Chapter 8 / Market Research Flashcards
What is market research?
It is the collection of analysis of market information, to prevent errors.
What are the reasons for market research?
It helps a business spot opportunities
It helps a business to decide what to do next
It helps to see if their plans are working .
What is primary market research?
1) Primary research is when a business gathers new data.
2) Launch of products within small areas as a trial before country-wide.
3) Samples to predict the whole market.
4) Shows what a customer thinks of a product or advert.
What is secondary research?
Internal sources of secondary data are loyalty cards, feedback from company salesmen, and analysis of the company’s sales reports.
Secondary data is faster/cheaper and easier to get hold of.
Secondary data might of been gathered for a different purpose therefore unreliable.
What are the three main types of samples?
Random sample - Names are picked randomly from a list.

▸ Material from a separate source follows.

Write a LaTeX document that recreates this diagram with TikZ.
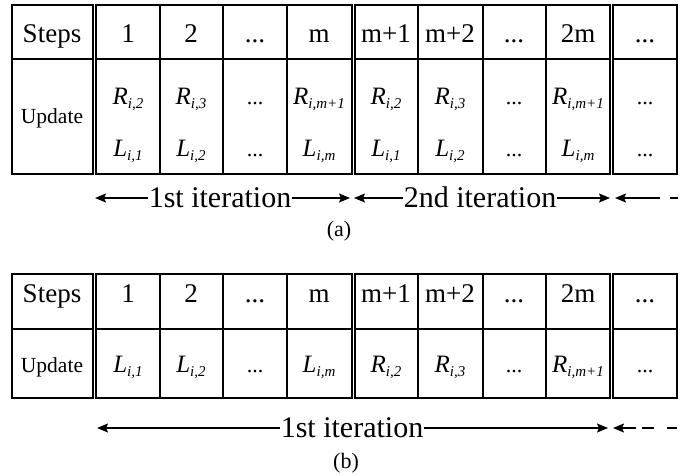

Stratified sample - The population is divided into groups and people are selected at random from each group.
Quota sample - people are picked who fit into a category.

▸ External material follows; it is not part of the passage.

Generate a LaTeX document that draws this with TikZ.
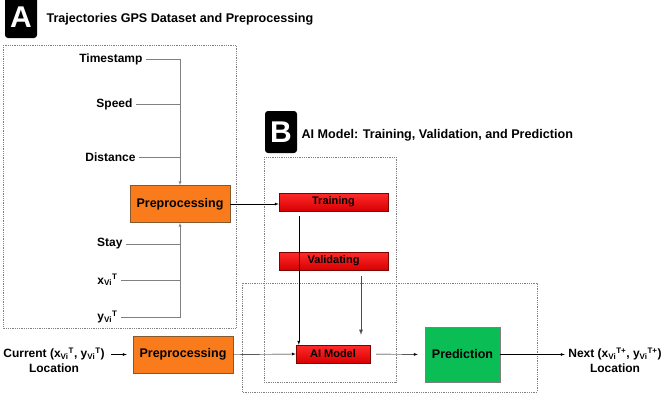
\documentclass[tikz,border=0pt]{standalone}
\usepackage{fontspec}
\setmainfont{Liberation Sans}
\usetikzlibrary{positioning}

\definecolor{prepor}{HTML}{F97B1C}
\definecolor{predgr}{HTML}{0BBD55}
\definecolor{redtop}{HTML}{FF2B2B}
\definecolor{redbot}{HTML}{D80000}

\tikzset{
	panel/.style={fill=black,text=white,rounded corners=3pt,minimum width=32pt,minimum height=42pt,inner sep=0pt,font=\fontsize{30}{30}\selectfont\bfseries},
	ptitle/.style={anchor=west,font=\fontsize{12.6}{14}\selectfont\bfseries},
	group/.style={draw=gray,densely dotted,thick},
	prepbox/.style={draw=brown!70!black,fill=prepor,minimum width=100pt,minimum height=37pt,font=\fontsize{12.5}{14}\selectfont\bfseries},
	redbox/.style={draw=red!50!black,top color=redtop,bottom color=redbot,minimum width=109pt,minimum height=18pt,inner sep=0pt,font=\fontsize{11}{12}\selectfont\bfseries},
	feat/.style={anchor=east,font=\fontsize{12}{14}\selectfont\bfseries},
	feed/.style={draw=gray},
	txt/.style={align=center,font=\fontsize{12}{15}\selectfont\bfseries},
}

\begin{document}
\begin{tikzpicture}[x=1pt,y=-1pt,>=latex]
	\useasboundingbox (0,0) rectangle (663,400);
	\node[panel] (A) at (21,17) {A};
	\node[ptitle] (titleA) at (43,19) {Trajectories GPS Dataset and Preprocessing};
	\draw[group] (3,45) rectangle (236,328);
	\node[prepbox] (prep1) at (180,204) {Preprocessing};
	\node[feat] (ts) at (146,59) {Timestamp};
	\node[feat] (sp) at (136,104) {Speed};
	\node[feat] (di) at (139,157) {Distance};
	\node[feat] (st) at (126,244) {Stay};
	\node[feat] (xv) at (121,280) {x\textsubscript{Vi}\textsuperscript{T}};
	\node[feat] (yv) at (121,317) {y\textsubscript{Vi}\textsuperscript{T}};
	\draw[feed,->] (ts) -| (prep1);
	\draw[feed] (sp) -- (sp -| prep1);
	\draw[feed] (di) -- (di -| prep1);
	\draw[feed,->] (yv) -| (prep1);
	\draw[feed] (st) -- (st -| prep1);
	\draw[feed] (xv) -- (xv -| prep1);

	\node[panel] (B) at (281,132) {B};
	\node[ptitle] (titleB) at (298,135) {AI Model: Training, Validation, and Prediction};
	\draw[group] (264,157) rectangle (396,382);
	\draw[group] (242,283) rectangle (537,392);
	\node[redbox] (train) at (333.5,202) {Training};
	\node[redbox] (valid) at (333.5,261) {Validating};
	\node[redbox,minimum width=74pt] (ai) at (333,354) {AI Model};
	\node[draw=gray,fill=predgr,minimum width=75pt,minimum height=55pt,font=\fontsize{12.5}{14}\selectfont\bfseries] (pred) at (462.5,354.5) {Prediction};
	\node[prepbox] (prep2) at (183,354.5) {Preprocessing};
	\node[txt] (cur) at (54,360) {Current (x\textsubscript{Vi}\textsuperscript{T}, y\textsubscript{Vi}\textsuperscript{T})\\Location};
	\node[txt] (next) at (615,360) {Next (x\textsubscript{Vi}\textsuperscript{T+}, y\textsubscript{Vi}\textsuperscript{T+})\\Location};

	\coordinate (tin) at ([xshift=3pt]ai.north west);
	\coordinate (vin) at ([xshift=28pt]ai.north);
	\draw[->] (prep1.east) -- (prep1.east -| train.west);
	\draw[->,shorten <=5pt] (train.south -| tin) -- (tin);
	\draw[->,draw=black!70,thick,shorten <=6pt,shorten >=10pt] (valid.south -| vin) -- (vin);
	\draw[->,shorten <=3pt] (cur.east |- prep2) -- ([xshift=-6pt]prep2.west);
	\draw[->] (prep2.east) -- (ai.west);
	\draw[->,shorten <=6pt,shorten >=7pt] (ai.east) -- (pred.west);
	\draw[->] (pred.east) -- (pred -| next.west);
\end{tikzpicture}
\end{document}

How does market research avoid bias?
1) Researchers should be careful to avoid any possible bias.
2) Questionnaires and interviews should avoid leading questions.
3) Avoid the interviewer effect, where the interview has an influence due to the tone and phrasing.

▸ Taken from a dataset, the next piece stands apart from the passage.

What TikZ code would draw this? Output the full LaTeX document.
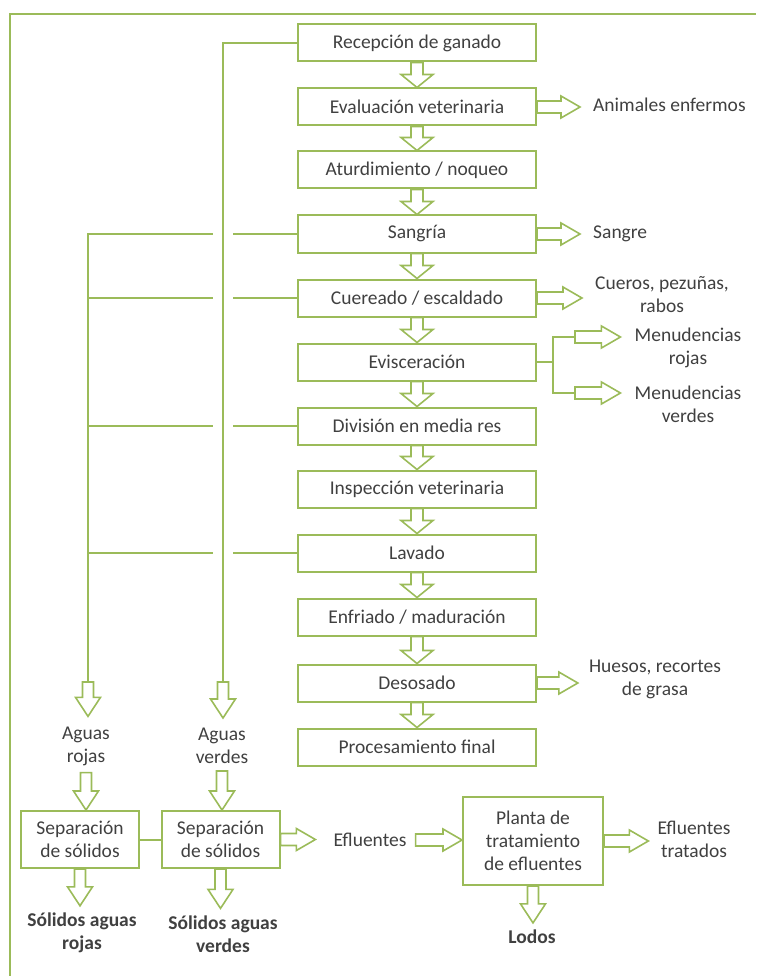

4) The more representative a sample is the more confident a business can be in the results
Not spending enough on market research increases the risk
Market research can be expensive but not doing market research before starting a business increases the risk it will fail.
What is time series analysis?
TSA is used to reveal underlying patterns by recording and plotting data over time.
Can be used to look for links between sales and marketing activities.
Extrapolation can be used to Predict Future Sales
Trends from previous years can be continued into the future to forecast future sales.
Correlation shows how closely variables are related
Correlation is a measure of how closely variables are related. Positive/Negative/Strong/Weak
Sales forecasts can help other departments
Sales forecasts allow the finance department to produce cash flows. How much money is expected to come in and how much they need to spend.
What is the price elasticity of demand?
How much the price change affects the demand.
Price Elasticity of Demand = % change in quantity demanded / % change in price.
Price elasticity is always negative.
How to tell if the product is elastic or inelastic?
If the price elasticity demand is greater than 1, the product is price elastic.
If the price elasticity demand is less than 1, its price is inelastic.
For price elastic products, the % change in demand is greater than the % change in price.
For price inelastic products the % change in demand is less than the % change in price.
How does price elasticity affect revenue and profit?
Sales revenue = price of product * quantity sold.
If a product is elastic, a price increase decreases sales revenue. The money lost in sales will outweigh the money gained from the increase in price.